我在新西兰呆的时间不长,钓鱼捉蟹的勾当却干得不少。
要说捉蟹,不能不说我的朋友融姐一家,他们一家子对捉蟹尤其在行,对当地蟹情了如指掌,几乎是专业水平。她家里常备有十几个直径近米的大网和一批鱼骨头。鱼骨是从开餐馆的亲戚那里拿回来的,是整条鱼左右被片了两刀,肉拿去做炸鱼,剩下中间一整块带肉鱼骨是废料,略放变腥之后就是钓蟹的上等饵料。网底是用铁丝做的,呈网状,坚固而平整,但网筒是用网线织成的网,上面绑一个与网底同径的圆粗铁圈,上面再拴上绳子。
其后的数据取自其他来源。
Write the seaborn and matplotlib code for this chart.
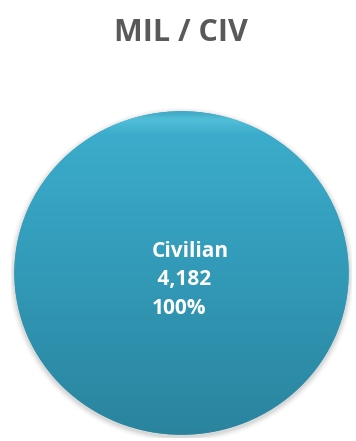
import numpy as np
import matplotlib
matplotlib.use("Agg")
import matplotlib.pyplot as plt
from matplotlib.colors import LinearSegmentedColormap
from matplotlib.patches import Ellipse
import seaborn as sns

# Workforce split by status
categories = ["Civilian"]
counts = [4182]
title = "MIL / CIV"

sns.set_theme(style="white")
plt.rcParams["font.family"] = ["Open Sans", "DejaVu Sans"]

W, H = 356, 441
fig = plt.figure(figsize=(W / 100, H / 100), dpi=100)
fig.patch.set_facecolor("white")

# pie area in pixels (left, top, right, bottom)
px_l, px_t, px_r, px_b = 11, 108, 352, 438
ax = fig.add_axes([px_l / W, 1 - px_b / H, (px_r - px_l) / W, (px_b - px_t) / H])

# soft drop shadow behind the pie
for i, a in enumerate(np.linspace(0.05, 0.01, 6)):
    s = 1.0 + 0.006 * (i + 1)
    ax.add_patch(Ellipse((0.0, -0.012), 2 * s, 2 * s, facecolor="#303030",
                         edgecolor="none", alpha=a, zorder=0))

base = sns.color_palette(["#3399B8"])
wedges, _ = ax.pie(counts, colors=base, startangle=90, counterclock=False,
                   radius=1.0, wedgeprops=dict(linewidth=0))
ax.set_aspect("auto")
ax.axis("off")

# vertical gradient fill clipped to the slice
cmap = LinearSegmentedColormap.from_list(
    "fill", [(0.0, "#2A849E"), (0.55, "#339CBA"), (0.93, "#3BACCB"),
             (0.975, "#52BFD9"), (1.0, "#3FA8C4")])
grad = np.linspace(0, 1, 256).reshape(-1, 1)
for w in wedges:
    im = ax.imshow(grad, cmap=cmap, origin="lower", extent=[-1, 1, -1, 1],
                   aspect="auto", zorder=w.get_zorder() + 0.1)
    im.set_clip_path(w)

ax.set_xlim(-1.02, 1.02)
ax.set_ylim(-1.02, 1.02)

total = sum(counts)
for cat, n in zip(categories, counts):
    label = f"{cat}\n {n:,}\n{100 * n / total:.0f}%"
    fig.text(152 / W, 1 - 280 / H, label, ha="left", va="center",
             multialignment="left", color="white", fontsize=15,
             fontweight="bold", linespacing=1.45)

fig.text(181 / W, 1 - 33 / H, title, ha="center", va="center",
         color="#595959", fontsize=22, fontweight="bold")

fig.savefig("out.png", dpi=100, facecolor="white")
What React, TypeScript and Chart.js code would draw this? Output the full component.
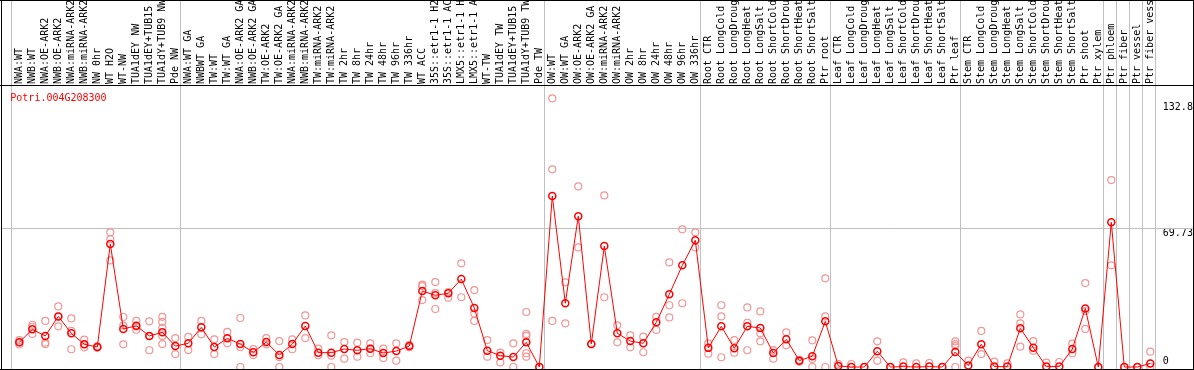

不提的时候,网壁会被铁圈压下,呈一铁饼状,好让螃蟹如履平地。网底捆上鱼骨两条,螃蟹是逐腥臭之辈。下到水中,螃蟹闻到腥味,不能自已,就会争先恐后来食。这时提起绳子,网壁会被铁圈带起。线网为壁,铁网为底,如筒。蟹网恢恢,疏而不漏,提上来就成。我曾经同英国一位阀门公司的老总说起此装置,他很专业很形象地说那是一种单向阀,让螃蟹如肉包子打狗有去无回。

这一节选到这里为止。